Missional and Event-Driven Film Distribution

How Faith-Based Filmmakers Are Turning Screenings Into Kingdom Impact

Film distribution has always been about getting the right film in front of the right audience at the right time. For faith-based filmmakers, that equation has a deeper impact: getting the right film in front of the right audience at the right moment—and then trusting the message will connect and make a spiritual impact.

This is the heart of missional and event-driven distribution. It is not simply a marketing tactic. It’s an approach that treats every screening as an opportunity for transformation and potential turning point in someone’s life.
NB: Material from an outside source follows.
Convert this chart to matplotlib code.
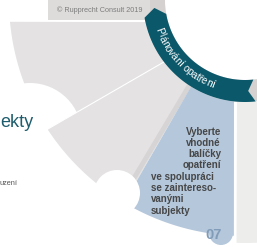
import numpy as np
import matplotlib
matplotlib.use("Agg")
import matplotlib.pyplot as plt
from matplotlib.patches import Polygon, Circle, Rectangle, Wedge
from matplotlib.font_manager import FontProperties

# ---------------- data ----------------
phase_label = "Plánování opatření"
step_number = "07"
step_lines = ["Vyberte", "vhodné", "balíčky", "opatření",
              "ve spolupráci", "se zaintereso-", "vanými", "subjekty"]
step_align = ["right", "right", "right", "right", "left", "left", "left", "left"]
copyright_text = "© Rupprecht Consult 2019"
side_title = "ekty"
side_note = "uzení"

# ---------------- geometry (pixel coords, y down) ----------------
W, H = 257, 247
CX, CY = 245, 0
R_IN, R_BAND, R_OUT = 80, 102, 236
BAND_START, BAND_END = 190, 276          # degrees (math sense)
LABEL_MID = 224                          # degrees
# pieces: inner start, outer start, inner end, outer end (deg), outer radius, colour
pieces = [
    (192.5, 185.3, 217.4, 213.2, R_OUT, "#e4e2e2"),
    (217.4, 213.2, 238.1, 239.2, R_OUT, "#e4e2e2"),
    (238.1, 239.2, 263.8, 267.3, R_OUT, "#b4c7db"),
    (265.5, 268.0, 300.0, 300.0, 243, "#ededec"),
]

FONT = "Liberation Sans"


def pt(r, th):
    t = np.deg2rad(th)
    return CX + r * np.cos(t), CY - r * np.sin(t)


def arc(r, a0, a1, n=60):
    th = np.linspace(a0, a1, n)
    t = np.deg2rad(th)
    return np.column_stack([CX + r * np.cos(t), CY - r * np.sin(t)])


def piece_poly(i0, o0, i1, o1, ro):
    outer = arc(ro, o0, o1)
    inner = arc(R_BAND, i1, i0)
    return np.vstack([outer, inner])


fig = plt.figure(figsize=(W / 100, H / 100), dpi=100)
ax = fig.add_axes([0, 0, 1, 1])
ax.set_xlim(0, W)
ax.set_ylim(H, 0)
ax.axis("off")

# phase ring (grey) behind everything
ax.add_patch(Wedge((CX, CY), R_BAND, 0, 360, width=R_BAND - R_IN,
                   facecolor="#d4d1d0", edgecolor="none", zorder=1))

# copyright bar
ax.add_patch(Rectangle((48, 0), 102, 20, facecolor="#dedcdb", edgecolor="none", zorder=2))
ax.text(100, 10, copyright_text, fontsize=5.2, color="#7d7d7d", family=FONT,
        ha="center", va="center", zorder=3)

# piece 1
ax.add_patch(Polygon(piece_poly(*pieces[0][:5]), closed=True,
                     facecolor=pieces[0][5], edgecolor="none", zorder=2))
# white socket on outer edge of piece 1
ax.add_patch(Circle((30, 135), 52, facecolor="white", edgecolor="none", zorder=3))
# piece 2
ax.add_patch(Polygon(piece_poly(*pieces[1][:5]), closed=True,
                     facecolor=pieces[1][5], edgecolor="none", zorder=4))
# separator between piece 1 and 2
p_in = pt(R_BAND, pieces[1][0]); p_out = pt(R_OUT, pieces[1][1])
ax.plot([p_in[0], p_out[0]], [p_in[1], p_out[1]], color="white", lw=0.8, zorder=5)
# soft shadow of piece 2 next to the blue piece
s_in = pt(R_BAND, pieces[2][0] - 1.2); s_out = pt(R_OUT, pieces[2][1] - 1.0)
ax.plot([s_in[0], s_out[0]], [s_in[1], s_out[1]], color="#d3d1d1", lw=3.5,
        alpha=0.8, zorder=4.5, solid_capstyle="butt")

# blue piece 07 with bottom tab
ax.add_patch(Polygon(piece_poly(*pieces[2][:5]), closed=True,
                     facecolor=pieces[2][5], edgecolor="none", zorder=4.6))
ax.add_patch(Circle((221, 233), 12, facecolor=pieces[2][5], edgecolor="none", zorder=4.6))
# white socket between piece 2 and blue
ax.add_patch(Circle((117, 193), 23, facecolor="white", edgecolor="none", zorder=5))

# right light piece
ax.add_patch(Polygon(piece_poly(*pieces[3][:5]), closed=True,
                     facecolor=pieces[3][5], edgecolor="none", zorder=4))

# teal phase arrow
rm = (R_IN + R_BAND) / 2
outer = arc(R_BAND, BAND_START, BAND_END)
notch = np.array([pt(rm, BAND_END - 4)])
inner = arc(R_IN, BAND_END, BAND_START)
tip = np.array([pt(rm, BAND_START - 5)])
ax.add_patch(Polygon(np.vstack([outer, notch, inner, tip]), closed=True,
                     facecolor="#0b586b", edgecolor="none", zorder=6))

# curved label
fig.canvas.draw()
renderer = fig.canvas.get_renderer()
fp = FontProperties(family=FONT, size=7.3)


def tw(s):
    return renderer.get_text_width_height_descent(s, fp, ismath=False)[0]


base = tw("xx")
adv = [tw("x" + ch + "x") - base for ch in phase_label]
total = sum(adv)
r_text = 94.0
start = LABEL_MID - np.rad2deg(total / 2 / r_text)
pos = 0.0
for ch, a in zip(phase_label, adv):
    c = pos + a / 2
    th = start + np.rad2deg(c / r_text)
    x, y = pt(r_text, th)
    ax.text(x, y, ch, fontproperties=fp, color="white", ha="center", va="baseline",
            rotation=th + 90, rotation_mode="anchor", zorder=7)
    pos += a

# step text
y0, dy = 134.5, 11.3
for i, (line, al) in enumerate(zip(step_lines, step_align)):
    x = 221 if al == "right" else 151
    ax.text(x, y0 + i * dy, line, fontsize=7, fontweight="bold", family=FONT,
            color="#474747", ha=al, va="baseline", zorder=8)
ax.text(222, 239, step_number, fontsize=10.5, fontweight="bold", family=FONT,
        color="#819cb8", ha="right", va="baseline", zorder=8)

# cut-off texts on the left
ax.text(0, 127, side_title, fontsize=13, family=FONT, color="#1e5d6d",
        ha="left", va="baseline", zorder=8)
ax.text(0, 185, side_note, fontsize=5.3, family=FONT, color="#555555",
        ha="left", va="baseline", zorder=8)

fig.savefig("out.png", dpi=100)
As the faith-based film landscape continues to expand, filmmakers who understand and embrace these two distribution models are finding they can build audiences, create cultural impact, and sustain long-term ministry influence in ways that traditional distribution pipelines never promised.

In part one of a two-part series, we will cover Missional Fim Distribution.

What Is Missional Distribution?

Missional distribution starts with a question that most distributors never ask: What do we want this film to do in the world?

For a mainstream studio, success is measured in box office receipts and streaming numbers. For a missional filmmaker, those metrics matter—but they are secondary to something larger. The primary measure of success is whether the film moved someone toward faith, sparked a conversation, inspired action, or helped an audience see the world through a redemptive lens.

Missional distribution is built around that purpose from the very beginning. Rather than completing a film and then searching for a way to get it seen, missional filmmakers ask distribution questions at the concept stage: Who needs to see this? Where are they?

This aligns closely with the distribution-first mindset. As explored in previous discussions on Faith Film Fests, a distribution-first approach treats the release strategy as an important driver, not an afterthought. Audience development, distribution plans, partnerships, and ministry outreach are built into the production plan.

The Missional Distribution Toolkit

Filmmakers operating with a missional distribution strategy typically work across several interconnected channels:

  • Church and ministry partnerships: A church that endorses and hosts a film brings built-in credibility, existing relationships, and motivated audiences who are primed to engage with meaningful content.
  • Small group and Bible study integration: Films accompanied by discussion guides, devotionals, or study materials extend the life of the screening far beyond the credits. The film becomes a conversation starter.
  • Non-profit and mission organization alignment: Films can be distributed through organizations already working in a felt need that aligns with the film—reaching audiences who are not just interested in the topic but are actively engaged in it.
  • Global ministry licensing: Faith-based films have extraordinary reach when placed in the hands of international ministries. A film about redemption or forgiveness translates across cultures and can be integrated into discipleship programs, evangelism outreach, and community development work around the world.
  • Educational and seminary use: Thoughtful films exploring theology, ethics, and faith in modern life have a natural home in Christian schools, seminaries, and university campus ministries.

The unifying thread across all these missional opportunities is intentionality. Missional distribution requires filmmakers to identify their ministry partners early, build those relationships during production, and arrive at distribution with a network already in place.